Pour le spécialiste de la III e République que je suis, cette interrogation sur la place et la fonction du Parlement dans la gestion des questions sociales est tout à fait passionnante. Fondée sur le politique, la III e République a en quelque sorte « découvert » la question sociale au fur et à mesure de sa maturation parlementaire. On évoque souvent, et avec raison, la faiblesse de la législation sociale à cette époque, surtout si l'on compare avec l'Allemagne ou l'Angleterre. Des lois très importantes ont mis beaucoup de temps à émerger, comme la loi Waldeck-Rousseau sur l'autorisation des syndicats, la loi sur les retraites ouvrières, la loi sur le travail des femmes et des enfants. Mais le débat parlementaire sur les questions sociales n'en était pas moins intéressant, surtout lorsqu'il mettait aux prises des orateurs de la qualité de Jean Jaurès, Georges Clemenceau, Albert de Mun, Aristide Briand, René Viviani, Alexandre Millerand, Léon Say et bien d'autres.

Rappelons par exemple la célèbre séance du 12 juin 1906, qui voit s'affronter Jaurès et Clemenceau, ce dernier étant ministre de l'Intérieur du gouvernement Sarrien. Se réclamant des députés de la Révolution française, qui « savaient que le vieux monde était fini, qu'il fallait en emporter les débris et instaurer une société nouvelle», Jaurès annonce une proposition de loi visant à transformer la propriété individuelle en propriété collective ou sociale. Remontant à la tribune après plus de dix ans d'absence, Clemenceau réfute le « fastueux mirage » de Jaurès, et lui oppose « le juste et libre développement de l'individu ». Comme le tribun socialiste reprend la parole, dénonçant la « doctrine de l'individualisme absolu », Clemenceau l'interrompt brutalement: « Vous n'êtes pas le socialisme à vous tout seul, vous n'êtes pas le bon Dieu ». Jaurès lui répond : « Vous, monsieur le ministre, vous n'êtes pas le diable » Et Clemenceau, du tac au tac : « Qu'en savez-vous ? »

Aujourd'hui, il est capital d'avoir en mémoire cette histoire parlementaire des débats autour de la question sociale. Après Francis Démier, qui nous présentera une synthèse du premier XIX e siècle, Isabelle Moret-Lespinet nous parlera des années de la Belle Époque, où s'est mis en place le projet de ministère du Travail.
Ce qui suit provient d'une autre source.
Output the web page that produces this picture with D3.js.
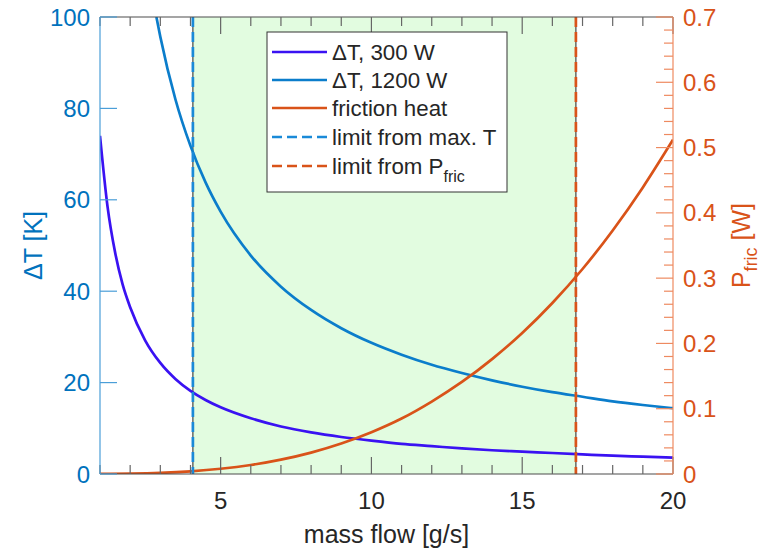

Puis Serge Wolikow évoquera le temps fort du Front populaire, Philippe Buton celui de la Libération, avant que Noëlline Castagnez ne revienne sur les débats peu connus des années 1950, notamment sous le gouvernement de Guy Mollet.
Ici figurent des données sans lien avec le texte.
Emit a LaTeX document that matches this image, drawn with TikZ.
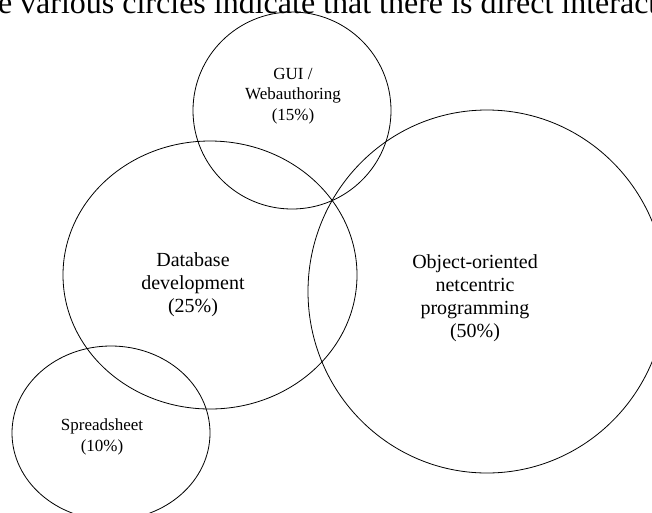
\documentclass[tikz,border=0pt]{standalone}
\usepackage{fontspec}
\setmainfont{Liberation Serif}
\usepackage{tikz}

\begin{document}
\begin{tikzpicture}[x=1pt, y=-1pt,
	area/.style={draw=black, line width=0.8pt},
	biglabel/.style={align=center, inner sep=0pt, font=\fontsize{20}{23}\selectfont},
	smalllabel/.style={align=center, inner sep=0pt, font=\fontsize{17}{20.5}\selectfont}]
	\useasboundingbox (0,0) rectangle (652,512);
	\clip (0,0) rectangle (652,512);
	\node[anchor=base west, inner sep=0pt, font=\fontsize{32}{36}\selectfont] (caption) at (20,13.5) {\llap{The }various circles indicate that there is direct interaction};
	\draw[area] (292,110.5) ellipse [x radius=99, y radius=98.5];
	\draw[area] (210,275) ellipse [x radius=147, y radius=134];
	\draw[area] (487,291.5) ellipse [x radius=179, y radius=181.5];
	\draw[area] (111,433) ellipse [x radius=99, y radius=87];
	\node[smalllabel] (gui) at (293,96) {GUI /\\Webauthoring\\(15\%)};
	\node[biglabel] (database) at (193,285) {Database\\development\\(25\%)};
	\node[biglabel] (objects) at (475,298.5) {Object-oriented\\netcentric\\programming\\(50\%)};
	\node[smalllabel] (spreadsheet) at (102,437) {Spreadsheet\\(10\%)};
\end{tikzpicture}
\end{document}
Nous aborderons la question plus brûlante de la V e République lors de deux tables rondes organisées en deux temps et de façon non chronologique. La première table ronde sera consacrée à une réflexion sur les grands enjeux de la question sociale depuis 1958 : la protection, la participation, puis, plus tard, les problèmes de l'emploi, de la précarité et de la nouvelle pauvreté. Il y a une véritable chronologie de ces problèmes, des césures, de nouveaux enjeux qui s'opposent, notamment depuis la crise des années 1970, et Pierre Guillaume, historien spécialiste de ces questions, nous a fait l'amitié de bien vouloir éclairer cette première table ronde, en compagnie d'un sociologue, M. Ruano-Borbalan. Des syndicalistes ont également accepté cet exercice : Gérard Gautron pour la CGT-Force Ouvrière et Jacques Bass pour la CFDT. Jean-Pierre Fourcade, ancien ministre de l'Économie et des Finances de l'époque de Valéry Giscard d'Estaing, du gouvernement Chirac, qui est aussi sénateur et s'est toujours beaucoup intéressé à ces questions sociales, sera présent également.
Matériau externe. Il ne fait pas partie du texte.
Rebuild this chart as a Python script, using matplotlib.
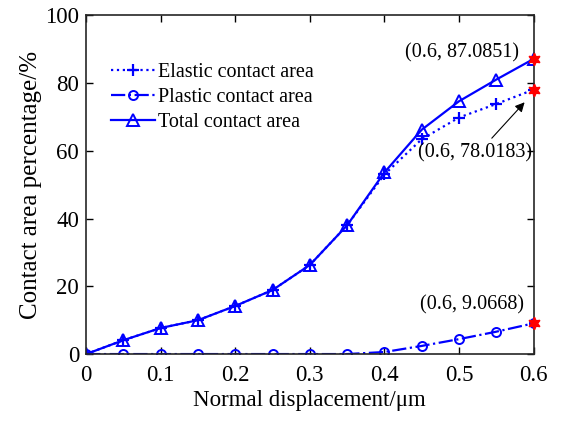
import numpy as np
import matplotlib
matplotlib.use('Agg')
import matplotlib.pyplot as plt

plt.rcParams['font.family'] = ['Liberation Serif', 'DejaVu Serif']

# displacement (um) and contact area percentages (%)
disp = [0, 0.05, 0.1, 0.15, 0.2, 0.25, 0.3, 0.35, 0.4, 0.45, 0.5, 0.55, 0.6]
elastic = [0, 4.1, 7.7, 10.0, 14.2, 18.9, 26.3, 38.0, 53.0, 63.4, 69.8, 73.8, 78.0183]
plastic = [0, 0, 0, 0, 0, 0, 0, 0, 0.6, 2.4, 4.4, 6.6, 9.0668]
total = [0, 4.1, 7.7, 10.0, 14.2, 18.9, 26.3, 38.0, 53.6, 66.2, 74.6, 81.0, 87.0851]

fig = plt.figure(figsize=(5.67, 4.22), dpi=100)
ax = fig.add_axes([0.152, 0.161, 0.789, 0.803])

ax.plot(disp, elastic, ':', color='blue', marker='+', ms=8, mew=1.6, lw=1.6,
        label='Elastic contact area')
ax.plot(disp, plastic, '-.', color='blue', marker='o', ms=6.5, mfc='none', mew=1.4, lw=1.6,
        label='Plastic contact area')
ax.plot(disp, total, '-', color='blue', marker='^', ms=8, mfc='none', mew=1.4, lw=1.6,
        label='Total contact area')

# highlighted end points (hexagram)
for yv in [total[-1], elastic[-1], plastic[-1]]:
    ax.plot(disp[-1], yv, marker=(6, 1, 0), color='red', ms=9, mec='red', zorder=5, clip_on=False)

ax.text(0.504, 89, '(0.6, %.4f)' % total[-1], ha='center', va='center', fontsize=14.5)
ax.text(0.517, 14.5, '(0.6, %.4f)' % plastic[-1], ha='center', va='center', fontsize=14.5)
ax.text(0.522, 59.3, '(0.6, %.4f)' % elastic[-1], ha='center', va='center', fontsize=14.5)
ax.annotate('', xy=(0.588, 74.3), xytext=(0.544, 63.7),
            arrowprops=dict(arrowstyle='-|>', color='black', lw=0.8, mutation_scale=14,
                            shrinkA=0, shrinkB=0))

ax.set_xlim(0, 0.6)
ax.set_ylim(0, 100)
ax.set_xticks(np.arange(0, 0.61, 0.1))
ax.set_xticklabels(['0', '0.1', '0.2', '0.3', '0.4', '0.5', '0.6'])
ax.set_yticks(np.arange(0, 101, 20))
ax.tick_params(direction='in', top=True, right=True, labelsize=16.5, length=5, width=1)
ax.tick_params(axis='x', pad=8)
ax.tick_params(axis='y', pad=5)
for s in ax.spines.values():
    s.set_linewidth(1.2)
    s.set_color('#262626')

ax.set_xlabel('Normal displacement/μm', fontsize=16.5, labelpad=3)
ax.set_ylabel('Contact area percentage/%', fontsize=18, labelpad=2)

ax.legend(loc='upper left', bbox_to_anchor=(0.055, 0.86), frameon=False, fontsize=14.5,
          handlelength=2.2, handletextpad=0.15, labelspacing=0.3, borderaxespad=0,
          borderpad=0)

fig.savefig('out.png', dpi=100)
Dans la deuxième table ronde, nous entrerons dans les « mécaniques », dans la technique de fabrication de la loi, dans le processus législatif, à travers un certain nombre d'expériences, de grandes lois sociales, de grands débats sociaux de la V e République, avec l'éclairage du juriste Joseph Pini, spécialiste de ces questions, du Président de la Section sociale du Conseil d'État, Raphaël Hadas-Lebel, de parlementaires comme les sénateurs Jean-Pierre Michel et Jacques Blanc, et d'un ancien ministre en charge de ces questions sociales, Jean Auroux, dont chacun se souvient : les lois Auroux ont fait l'objet d'un des débats les plus fameux de la V e République.

Nous entendrons, en conclusion de cette journée, le ministre délégué à l'Emploi, au Travail et à l'Insertion professionnelle des jeunes, Gérard Larcher, qui est aussi sénateur et qui nous a fait l'honneur d'accepter d'intervenir dans cette journée. Votre confrontation, en tant qu'étudiants, avec le ministre, pourrait être tout à fait intéressante, s'il a le temps de répondre à vos questions. Il sera très stimulant d'avoir son opinion de parlementaire et de responsable de l'exécutif sur ces questions.

Je passe, sans plus attendre, la parole à Sylvie Guillaume, professeur à l'Université de Bordeaux et membre de l'Institut universitaire de France, grande spécialiste de la vie politique et sociale de la V e République, et qui a accepté de présider cette matinée.